Merrymeeting Lake is like so many others in the New Hampshire woods, a bucolic summer getaway of cabins and second homes where vacationers sail, swim and fish.
Like dozens of other lakes in the state, it also has a problem that is hidden from most of the people who come to enjoy it.
The lake’s state-owned dam is in poor condition, due in part to a spillway that would not be able to handle a historic storm under certain conditions. State regulators also found the spillway’s design is a problem: A buildup of water between the concrete slab and earthen embankment could erode the soil and lead to failure of the dam.
If that happened, water from Merrymeeting Lake could inundate a marina, a state fish hatchery, three state roads and several homes. Parts of New Durham, with around 2,600 people, also would be flooded.
“The concern we have with that dam is the spillway, the construction of the spillway. It’s a design that we wouldn’t probably incorporate now,” said Jim Gallagher, the chief engineer in the state’s dam bureau
The state has installed a drainage system as a stopgap.

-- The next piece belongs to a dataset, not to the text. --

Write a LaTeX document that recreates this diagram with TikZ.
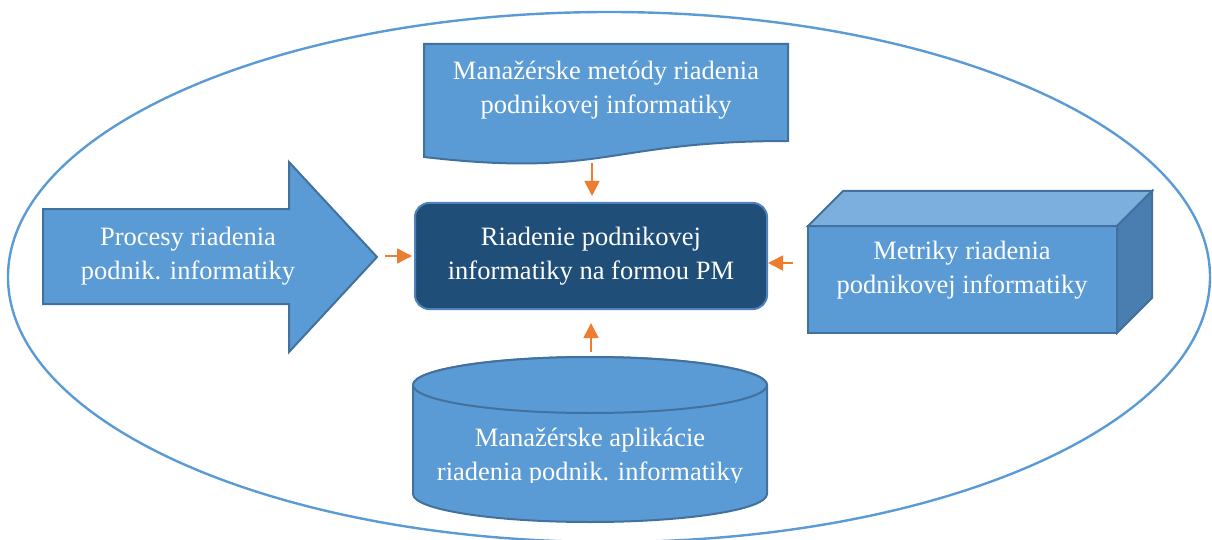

The dam was among at least 1,680 nationwide identified by The Associated Press as high-hazard because of the potential for loss of life if they failed and considered to be in poor or unsatisfactory condition. Inadequate or poorly designed spillways were cited as a problem for many of the dams identified in the more than two-year investigation .
Emergency action plans obtained by the AP indicate that thousands of people living and working downstream could be at risk if those dams were to catastrophically fail, while separate inspection reports cite a variety of problems. Those include leaks that can indicate a dam is failing internally, unrepaired erosion, holes from burrowing animals and extensive tree growth, which can destabilize earthen dams.
New Hampshire, Vermont and Maine had 51 of the potentially problematic dams. New Hampshire had the most, with 37, followed by Vermont with nine and Maine with five. The numbers could have changed if repairs had been made since last year.
Many of the dams were built decades, if not centuries ago, to provide water and power to textile mills and other manufacturing shops. But today, most structures that hold back ponds and lakes are for recreation, drinking water and hydropower.
More than 50 dams have failed in New Hampshire over the past 100 years, though deaths are rare. One exception was the Meadow Pond Dam, which failed in 1996, killing a woman and flooding a small neighborhood. Nearly 70 have failed in Vermont, including the 1947 failure of East Pittsford Dam that devastated Rutland.
Some of the problems with high hazard dams go back years but have not been addressed because of inadequate government funding or an inability or refusal by private owners to make the repairs.
Several states are finally getting federal help. New Hampshire and Vermont are among those benefiting from a $10 million grant program run by the Federal Emergency Management Agency.
New Hampshire is receiving $475,437 for Pawtuckaway Lake’s Dolloff Dam, the Mendums Pond Dam and Upper Wilson Dam. As part of repairs to these dams, water in the lakes behind them has been drawn down.